Helly Hansen: Norwegian Professional Heritage

Helly Hansen has been making technical clothing for professional use since 1877. Here is what that heritage means in practice for skiers.

Helly Hansen is one of the oldest continuously operating names in outdoor clothing. Founded in 1877 in Norway by the sea captain Helly Juell Hansen and his wife Maren Margarethe, the brand started with waterproof oilskins for professional maritime use and has since grown into one of the most widely distributed ski outerwear labels in the world. The professional-use foundation remains the consistent thread: the brand still dresses working ski patrollers and mountain guides in numbers that make it, on its own reporting, the most-worn professional ski apparel brand globally.

The founding era

Helly Juell Hansen was 35 years old when he and Maren produced their first oilskin jackets, trousers, sou’westers, and tarpaulins. The construction was coarse linen soaked in linseed oil, a method that pre-dated modern synthetic waterproof fabrics by nearly a century. The gear was a success almost immediately: the brand took its first product award at the Paris World Expo in 1878, the year after founding.

The maritime-clothing heritage remained the business for much of the early-to-mid 20th century. Helly Hansen gear made its Winter Olympics debut in 1952, the Oslo Games, as the sport began its post-war expansion.

Technical milestones

In 1980 Helly Hansen launched Helly Tech, a proprietary waterproof-breathable fabric system that brought the brand into the modern technical-outerwear era and remains the core of its membrane-based outerwear today. The Lifa base layer technology, similarly long-running, provides the moisture-management backbone under the outer shells and is one of the brand’s most-imitated products.

Ski-racing partnerships

Helly Hansen has been the clothing partner for multiple national alpine ski teams across the modern era. Recent partnerships include: the US Ski and Snowboard Association as official base layer provider from November 2012, worn by the US Alpine Team at the Sochi 2014 Games; the Canadian alpine and para-alpine ski teams from July 2015; Alpine Team Norway on an eight-year Official Partner agreement; and Ski Team Sweden. That pattern, outfitting the national alpine programmes of several of the strongest ski nations, is unusual at any point in time.

Current ownership

Helly Hansen was acquired by Canadian Tire Corporation in May 2018 for approximately CA$985 million. In February 2025, Canadian Tire signed a definitive agreement to sell Helly Hansen to Kontoor Brands, Inc. (the US apparel group that also owns Wrangler and Lee), for approximately US$1.3 billion. The sale completed in June 2025. Helly Hansen continues to operate as a standalone brand within the Kontoor portfolio.

What the range covers

Helly Hansen’s ski range covers jackets, trousers, bibs, base layers, mid-layers, and accessories. The range spans from entry-level insulated outerwear through to race-level technical shells. The Lifa base layer technology sits across most of the thermal range; the Helly Tech membrane system sits across most of the waterproof outer shells. The brand is widely distributed across UK ski and outdoor retailers as well as direct online.

Who it is for

Helly Hansen suits a broad range of skiers. The range is wide enough that almost any British skiing context has a product that fits, from weekend holiday insulated jackets through to fully-shelled ski-touring and race-adjacent kit. Wide retail distribution means competitive pricing and in-person fitting at multiple outlets.
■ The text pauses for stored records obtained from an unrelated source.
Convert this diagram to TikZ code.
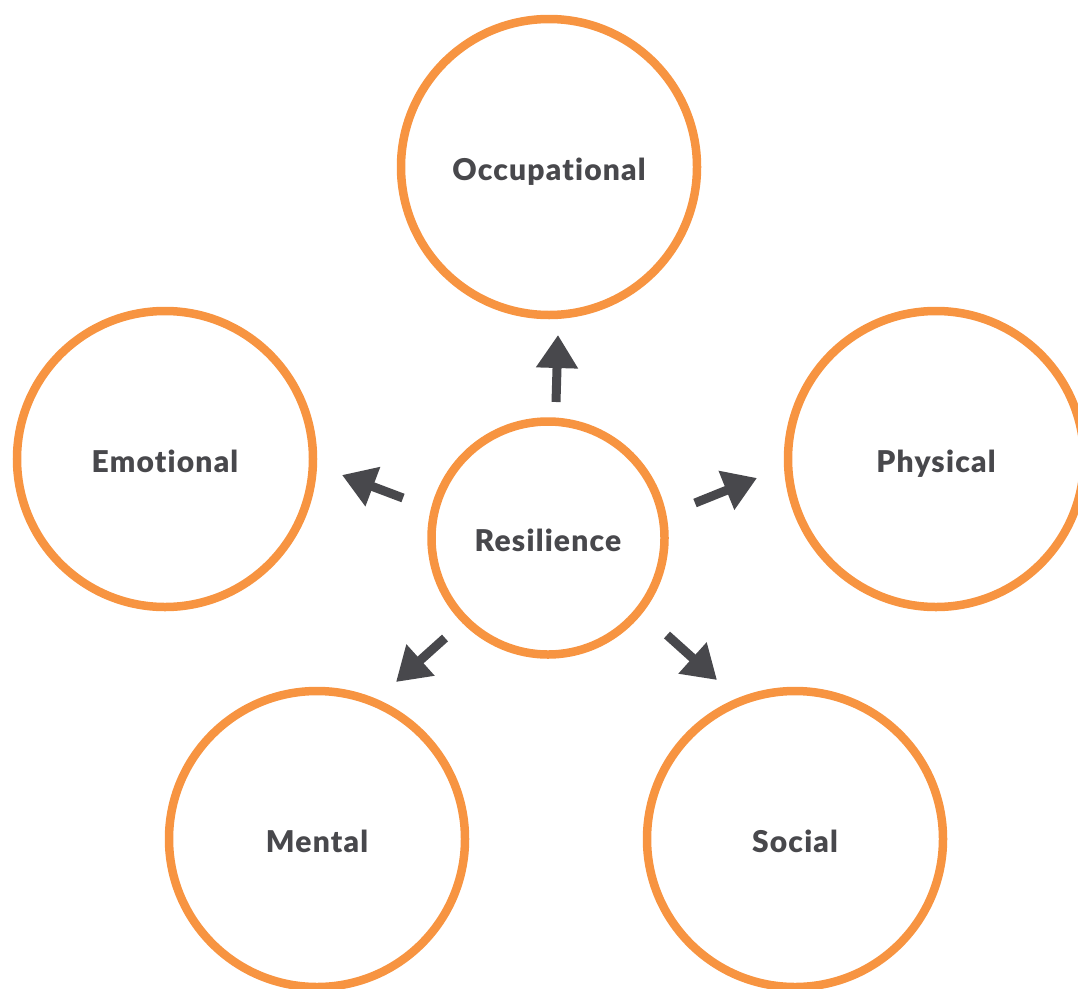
\documentclass[tikz,border=0pt]{standalone}
\usepackage{fontspec}
\newfontfamily\labelfont{Lato Black}[RawFeature=-liga, LetterSpace=4]
\usetikzlibrary{arrows.meta}
\definecolor{ringorange}{HTML}{F79441}
\definecolor{inkgray}{HTML}{48484C}
\tikzset{
  ring/.style={circle, draw=ringorange, line width=8.5pt, minimum size=#1, inner sep=0pt,
    text=inkgray, text height=26pt, text depth=0pt,
    font=\fontsize{30}{32}\selectfont\labelfont},
  push/.style={draw=inkgray, line width=9pt,
    -{Triangle[length=33pt, width=40pt]}},
}
\begin{document}
\begin{tikzpicture}[x=1pt, y=-1pt]
  \useasboundingbox (0,0) rectangle (1078,988);
  % outer rings (minimum size = centerline diameter)
  \node[ring=296pt] (occ) at (549,167) {Occupational};
  \node[ring=296pt] (emo) at (165,459) {Emotional};
  \node[ring=296pt] (phy) at (936,459) {Physical};
  \node[ring=296pt] (men) at (317,839) {Mental};
  \node[ring=296pt] (soc) at (795,839) {Social};
  % central ring
  \node[ring=233pt] (res) at (548,538) {Resilience};
  % arrow ends
  \coordinate (tUp) at (556,402);  \coordinate (hUp) at (558,335);
  \coordinate (tL) at (403,498);   \coordinate (hL) at (342,475);
  \coordinate (tR) at (695,503);   \coordinate (hR) at (757,478);
  \coordinate (tDL) at (445,638);  \coordinate (hDL) at (396,682);
  \coordinate (tDR) at (667,635);  \coordinate (hDR) at (717,680);
  \draw[push] (tUp) -- (hUp);
  \draw[push] (tL) -- (hL);
  \draw[push] (tR) -- (hR);
  \draw[push] (tDL) -- (hDL);
  \draw[push] (tDR) -- (hDR);
\end{tikzpicture}
\end{document}
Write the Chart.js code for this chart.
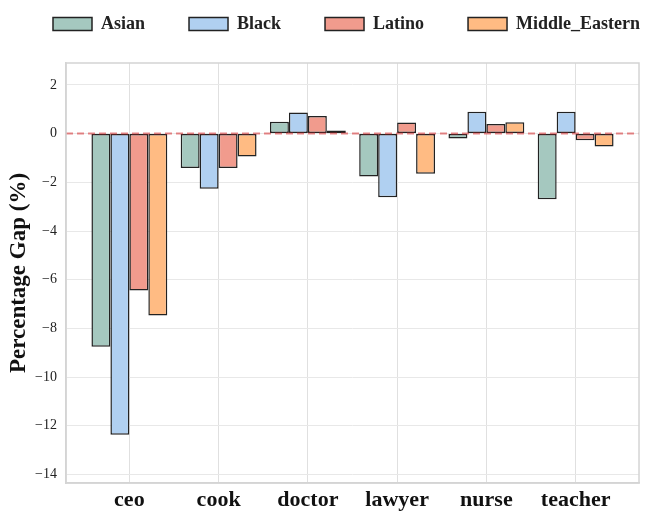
<!DOCTYPE html>
<html>
<head>
<meta charset="utf-8">
<title>Percentage Gap</title>
<script src="https://cdn.jsdelivr.net/npm/chart.js@4.4.1/dist/chart.umd.min.js"></script>
<style>
  html, body { margin: 0; padding: 0; background: #ffffff; }
  #gapChart { display: block; }
</style>
</head>
<body>
<canvas id="gapChart" width="668" height="523"></canvas>
<script>
// values
const categories = ['ceo', 'cook', 'doctor', 'lawyer', 'nurse', 'teacher'];
const groupNames = ['Asian', 'Black', 'Latino', 'Middle_Eastern'];
const asianGap = [-8.75, -1.41, 0.49, -1.76, -0.20, -2.70];
const blackGap = [-12.37, -2.26, 0.87, -2.61, 0.90, 0.90];
const latinoGap = [-6.44, -1.41, 0.72, 0.46, 0.39, -0.27];
const middleEasternGap = [-7.47, -0.94, 0.13, -1.65, 0.47, -0.53];
const yTicks = [-14, -12, -10, -8, -6, -4, -2, 0, 2];

const groupColors = ['#a5c8bf', '#b0d0f1', '#f19b8d', '#ffbb83'];
const serif = "'Liberation Serif', 'Times New Roman', serif";

function toPoints(values) {
    return values.map((v, i) => ({ x: i, y: v }));
}

function formatTick(value) {
    if (value < 0) {
        return '\u2212' + Math.abs(value);
    }
    return String(value);
}

// frame around the plot and the dashed reference line at zero
const framePlugin = {
    id: 'frameAndZero',
    afterInit(chart) {
        // one legend row, and keep it high above the plot like the reference
        const legend = chart.legend;
        const baseFit = legend.fit.bind(legend);
        legend.fit = function () {
            this.maxWidth = 900;
            baseFit();
            this.height += 20;
        };
    },
    afterLayout(chart) {
        // the last legend item runs past the plot's right edge, don't wrap it
        chart.legend.right = chart.width + 200;
    },
    afterDatasetsDraw(chart) {
        const ctx = chart.ctx;
        const area = chart.chartArea;
        const y0 = chart.scales.y.getPixelForValue(0);

        ctx.save();
        ctx.strokeStyle = 'rgba(214, 39, 40, 0.55)';
        ctx.lineWidth = 2;
        ctx.setLineDash([7, 4]);
        ctx.beginPath();
        ctx.moveTo(area.left, y0);
        ctx.lineTo(area.right, y0);
        ctx.stroke();
        ctx.restore();

        ctx.save();
        ctx.strokeStyle = '#d4d4d4';
        ctx.lineWidth = 1.5;
        ctx.strokeRect(area.left, area.top, area.right - area.left, area.bottom - area.top);
        ctx.restore();
    }
};

const seriesValues = [asianGap, blackGap, latinoGap, middleEasternGap];

const datasets = groupNames.map((name, i) => ({
    label: name,
    data: toPoints(seriesValues[i]),
    backgroundColor: groupColors[i],
    borderColor: '#222222',
    borderWidth: 1.5,
    borderSkipped: false,
    categoryPercentage: 0.85,
    barPercentage: 1.0
}));

const ctx = document.getElementById('gapChart').getContext('2d');
new Chart(ctx, {
    type: 'bar',
    data: { datasets: datasets },
    plugins: [framePlugin],
    options: {
        responsive: false,
        animation: false,
        devicePixelRatio: 1,
        layout: {
            padding: { top: -29, left: 9, right: 29, bottom: 0 }
        },
        scales: {
            x: {
                type: 'linear',
                min: -0.71,
                max: 5.71,
                offset: false,
                afterBuildTicks: scale => {
                    scale.ticks = categories.map((c, i) => ({ value: i }));
                },
                afterFit: scale => { scale.height = 40; },
                grid: {
                    color: '#e0e0e0',
                    lineWidth: 1,
                    offset: false,
                    drawTicks: false
                },
                border: { color: '#d4d4d4', width: 1.5 },
                ticks: {
                    padding: 4,
                    color: '#111111',
                    maxRotation: 0,
                    autoSkip: false,
                    font: { family: serif, size: 22, weight: 'bold' },
                    callback: value => categories[value]
                }
            },
            y: {
                min: -14.35,
                max: 2.9,
                afterBuildTicks: scale => {
                    scale.ticks = yTicks.map(v => ({ value: v }));
                },
                afterFit: scale => { scale.width = 57; },
                grid: {
                    color: '#e8e8e8',
                    lineWidth: 1,
                    drawTicks: false
                },
                border: { color: '#d4d4d4', width: 1.5 },
                ticks: {
                    padding: 9,
                    color: '#222222',
                    font: { family: serif, size: 14 },
                    callback: value => formatTick(value)
                },
                title: {
                    display: true,
                    text: 'Percentage Gap (%)',
                    color: '#111111',
                    padding: { top: 0, bottom: 0 },
                    font: { family: serif, size: 23, weight: 'bold', lineHeight: 0.85 }
                }
            }
        },
        plugins: {
            legend: {
                position: 'top',
                align: 'start',
                labels: {
                    boxWidth: 39,
                    boxHeight: 13,
                    padding: 44,
                    color: '#222222',
                    font: { family: serif, size: 18, weight: 'bold' }
                }
            },
            tooltip: { enabled: false }
        }
    }
});
</script>
</body>
</html>
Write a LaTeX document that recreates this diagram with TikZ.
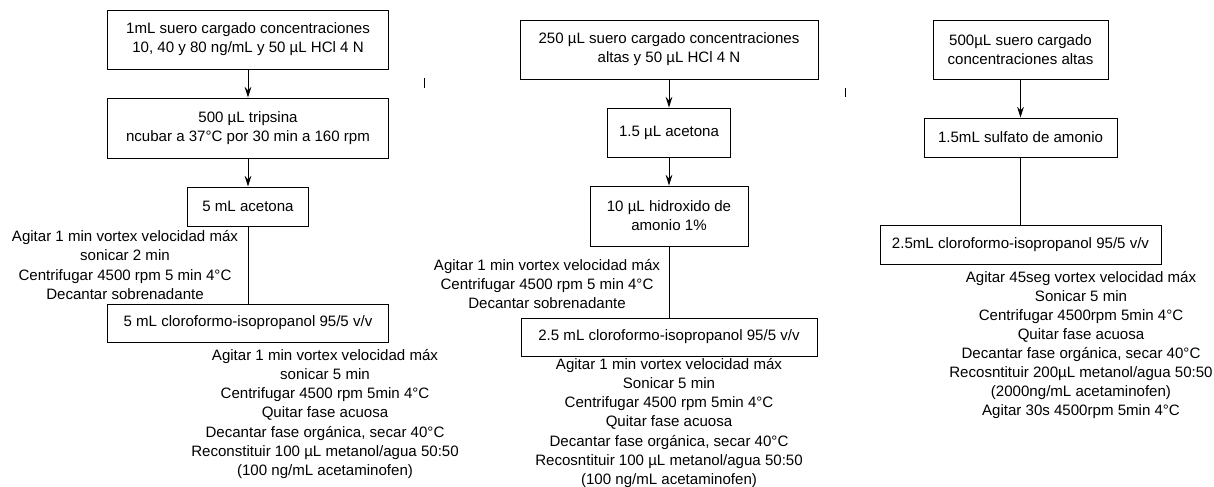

Where it is particularly relevant: skiers who want clothing from a brand with demonstrable professional-use credentials and a long technical pedigree, rather than fashion-first or price-first outerwear. The brand has earned its professional reputation over a long time and its technical claims stand up.

BARSC has no commercial relationship with Helly Hansen. This feature reflects an independent assessment of the brand and its products.